The automotive industry has its share of eccentric businessmen with utopian dreams for fine machines. Preston Tucker was in the fraternity, but his legend has lasted far longer than the car he conceived.
Tucker and his cohorts made 51 vehicles, designed in Michigan and built in Chicago. The prototype was called the Tucker Torpedo, the production model the Tucker 48. It was manufactured in about a one-year span beginning in 1946 was unveiled as 1948 model.
The Tucker 48 was rear-engine, rear-wheel drive and had a four-wheel independent suspension. It had a horizontally opposed V6 engine with 166 horsepower. It had a pop-out safety glass windshield, padded dash and doors and the upper doors were cut into the roofline. It also had a six-volt positive ground electrical system.
The car, originally priced at $2,450, was a phenomenon. And it was short-lived, with Tucker ceasing operation in early March 1949. The culprit: Negative publicity cultivated by media reports about the Securities and Exchange Commission investigation of the company for stock fraud.
The accusations were proven baseless and an acquittal followed. But the damage was done and so was the company.
Rumors of the involvement of three major carmakers as well as a Michigan senator only added to the Tucker’s enduring lore.

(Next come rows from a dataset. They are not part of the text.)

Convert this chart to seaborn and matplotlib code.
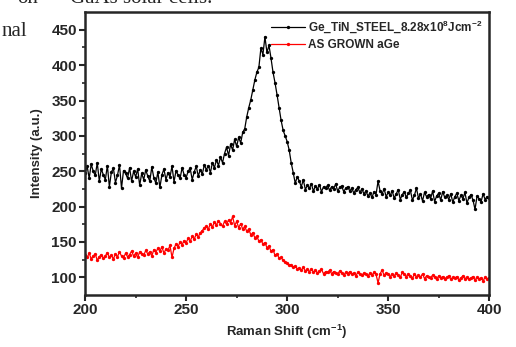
import numpy as np
import pandas as pd
import matplotlib.pyplot as plt
import seaborn as sns

# ---- data (Raman shift, 1 cm^-1 step) ----
raman_shift = list(range(200, 401))

ge_tin_steel = [
    248, 257, 240, 260, 250, 244, 262, 236, 253, 245,
    238, 258, 228, 249, 254, 234, 244, 259, 226, 251,
    247, 240, 255, 236, 250, 242, 253, 230, 247, 238,
    252, 243, 236, 256, 241, 233, 249, 227, 245, 253,
    238, 248, 242, 257, 235, 251, 244, 240, 255, 245,
    241, 250, 254, 238, 249, 257, 243, 252, 246, 259,
    252, 258, 248, 262, 255, 266, 258, 270, 262, 275,
    284, 272, 288, 280, 295, 285, 298, 290, 305, 310,
    327, 340, 351, 365, 379, 390, 397, 424, 415, 440,
    418, 428, 410, 390, 375, 358, 340, 322, 308, 300,
    292, 280, 262, 248, 233, 242, 236, 228, 238, 224,
    230, 226, 232, 222, 229, 225, 231, 221, 228, 226,
    230, 223, 228, 225, 232, 222, 227, 229, 221, 226,
    228, 222, 226, 219, 224, 227, 220, 225, 218, 222,
    215, 219, 213, 221, 217, 236, 222, 218, 225, 214,
    220, 216, 222, 212, 218, 224, 210, 217, 221, 213,
    219, 223, 209, 216, 226, 212, 218, 208, 220, 214,
    217, 211, 222, 207, 215, 219, 209, 221, 213, 216,
    210, 218, 206, 214, 219, 208, 216, 211, 220, 205,
    213, 217, 209, 196, 215, 211, 207, 218, 210, 214,
    212,
]

as_grown = [
    131, 128, 134, 126, 130, 133, 124, 129, 132, 127,
    130, 135, 128, 131, 126, 133, 129, 136, 130, 127,
    134, 129, 132, 137, 130, 134, 128, 136, 133, 131,
    138, 133, 136, 130, 139, 135, 141, 137, 143, 134,
    140, 138, 145, 128, 141, 147, 143, 150, 146, 152,
    149, 155, 151, 158, 154, 161, 157, 163, 166, 170,
    172, 168, 176, 171, 178, 174, 180, 176, 172, 179,
    175, 181, 177, 186, 173, 179, 170, 176, 168, 172,
    165, 168, 160, 163, 156, 158, 151, 153, 147, 149,
    142, 144, 137, 139, 131, 133, 127, 128, 124, 121,
    120, 117, 118, 114, 116, 112, 113, 110, 114, 109,
    111, 108, 112, 107, 110, 106, 109, 111, 105, 108,
    107, 110, 105, 108, 106, 104, 109, 106, 103, 107,
    105, 108, 104, 106, 102, 107, 105, 103, 106, 104,
    102, 106, 103, 107, 104, 92, 105, 110, 103, 106,
    104, 101, 105, 102, 106, 103, 100, 107, 104, 101,
    105, 102, 99, 104, 101, 103, 100, 105, 98, 102,
    101, 99, 103, 100, 97, 102, 99, 101, 98, 100,
    102, 97, 100, 99, 101, 96, 99, 102, 98, 100,
    97, 99, 101, 96, 100, 98, 99, 95, 100, 98,
    99,
]

label_steel = r"Ge_TiN_STEEL_8.28x10$^{8}$Jcm$^{-2}$"
label_grown = "AS GROWN aGe"
x_ticks = [200, 250, 300, 350, 400]
y_ticks = [100, 150, 200, 250, 300, 350, 400, 450]

df = pd.concat([
    pd.DataFrame({'shift': raman_shift, 'intensity': ge_tin_steel, 'sample': label_steel}),
    pd.DataFrame({'shift': raman_shift, 'intensity': as_grown, 'sample': label_grown}),
])

# ---- style ----
sns.set_style('ticks')
plt.rcParams['font.family'] = ['Liberation Sans', 'DejaVu Sans']
plt.rcParams['font.weight'] = 'bold'
plt.rcParams['mathtext.fontset'] = 'custom'
plt.rcParams['mathtext.rm'] = 'Liberation Sans:bold'
plt.rcParams['mathtext.bf'] = 'Liberation Sans:bold'
plt.rcParams['mathtext.default'] = 'bf'

fig = plt.figure(figsize=(5.16, 3.47), dpi=100)
ax = fig.add_axes([0.165, 0.150, 0.783, 0.815])

sns.lineplot(data=df, x='shift', y='intensity', hue='sample',
             palette={label_steel: 'black', label_grown: '#ff0000'},
             marker='o', markersize=2.4, markeredgewidth=0, linewidth=0.9,
             ax=ax)

ax.set_xlim(200, 400)
ax.set_ylim(75, 475)
ax.set_xticks(x_ticks)
ax.set_yticks(y_ticks)
ax.set_xticks([225, 275, 325, 375], minor=True)
ax.set_yticks([125, 175, 225, 275, 325, 375, 425], minor=True)
ax.tick_params(axis='both', which='major', direction='out', length=4, width=1.5,
               labelsize=11, pad=2)
ax.tick_params(axis='both', which='minor', direction='out', length=2.5, width=1.2)
for lab in ax.get_xticklabels() + ax.get_yticklabels():
    lab.set_fontweight('bold')
for sp in ax.spines.values():
    sp.set_linewidth(1.8)

ax.set_xlabel(r"Raman Shift (cm$^{-1}$)", fontsize=9.5, fontweight='bold', labelpad=4)
ax.set_ylabel("Intensity (a.u.)", fontsize=9.5, fontweight='bold', labelpad=6)

leg = ax.legend(loc='upper right', frameon=False, handlelength=2.9,
                handletextpad=0.3, borderaxespad=0.15, labelspacing=0.3,
                prop={'weight': 'bold', 'size': 8.5})
for h in leg.get_lines():
    h.set_linewidth(0.9)
    h.set_markersize(2.4)

# page text around the figure (cropped from the article)
serif = ['Liberation Serif', 'DejaVu Serif']
fig.text(38 / 516, 1 - 3 / 347, "on", ha='right', va='baseline',
         family=serif, fontsize=15, fontweight='normal')
fig.text(70 / 516, 1 - 3 / 347, "GaAs solar cells.", ha='left', va='baseline',
         family=serif, fontsize=15, fontweight='normal')
fig.text(27 / 516, 1 - 36 / 347, "nal", ha='right', va='baseline',
         family=serif, fontsize=15, fontweight='normal')

fig.savefig('out.png', dpi=100)
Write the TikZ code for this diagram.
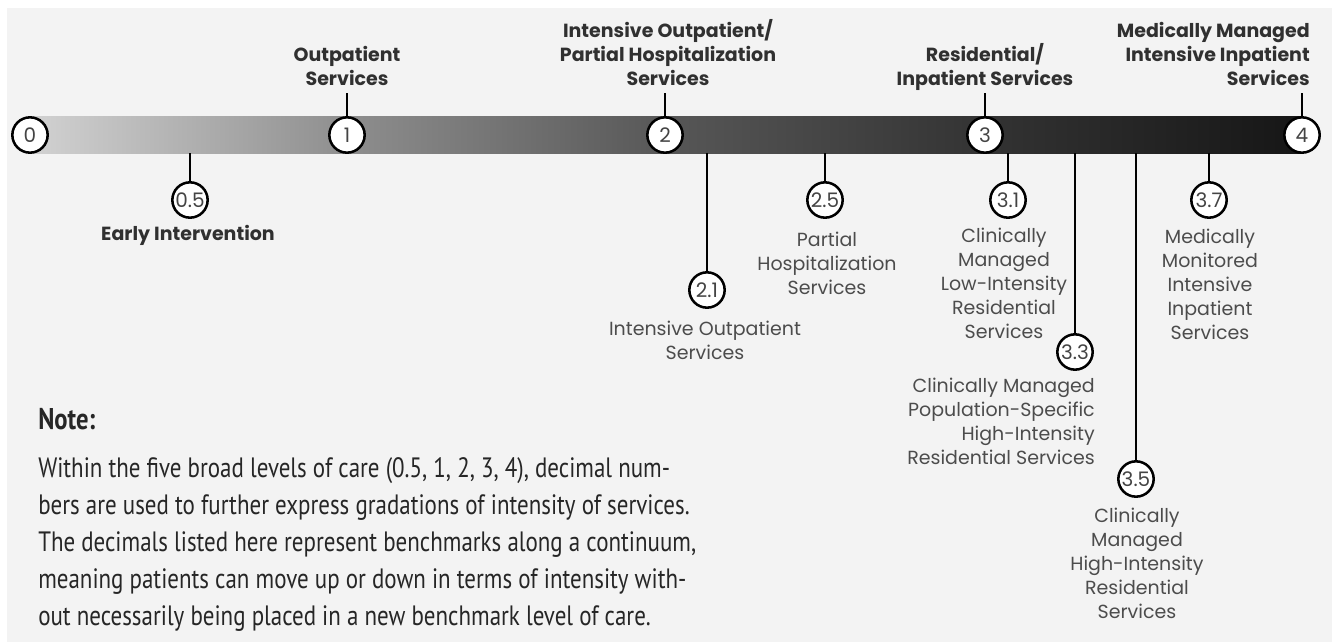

For the first time in Concours d’Elegance history, 62 years after Tucker’s death from pneumonia and lung cancer, his prized vehicle will be celebrated on the Monterey Peninsula. The vehicle will have its own show class with more than a dozen of the rare machines showcased on the 18th fairway at Pebble Beach.
“Tucker is coming up on an anniversary of sorts; it’s in its 70th year,” said Kandace Hawkinson, marketing director for the Concours d’Elegance. “And we’ve really been trying to push the envelope in a variety ways and follow the interests of enthusiasts.”
The Tucker legacy (only 47 have survived) gained further international attention 30 years ago with the debut of the movie, Tucker: The Man and His Dream.
Francis Ford Coppola directed the film based on the car’s odd and brief history. The drama-comedy starred Jeff Bridges and featured Christian Slater, Frederic Forrest, Elias Koteas, Martin Landau and Joan Allen.
The film was almost not made. Coppola began work on the movie 15 years earlier, but financial woes halted it. The project was revived in 1986 when George Lucas became its producer.
Tucker owners and enthusiasts are as passionate about the niche cars as the fans of any vintage vehicles.
“The Tucker Club of America is very active,” said Hawkinson. “The interest is a lot broader than just the owners of Tuckers or those you have only seen Tucker. The movie definitely widened its appeal.”
Concours d’Elegance officials also expect a few more Tucker examples to be showcased during a special occasion at Peter Hay Golf Course.
A newly mastered edition of Coppola’s film will be screened and open to the public. The Tuckers owned by Coppola and Lucas will be highlights, and the two movie moguls are tentatively scheduled to attend the function beginning Friday at 6:30 p.m.
Not surprisingly, Tuckers are rarely for sale. Six years ago, a Tucker (chassis #1043) was purchased at the Barrett-Jackson auction in Scottsdale, Ariz., for a record $2.91 million. It was purchased for nearly three times as much as the previous high price paid for one of the iconic vehicles.
Early this year, a Tucker (chassis #1029), reportedly the personal vehicle of the car’s originator, was sold at the RM Sotheby’s sale in Arizona for $1.79 million. The same vehicle was used in a short promotional film, Tucker: The Man and the Car. The movie was used to introduce the vehicle to American audiences.
And like the car, it was influential and not around long.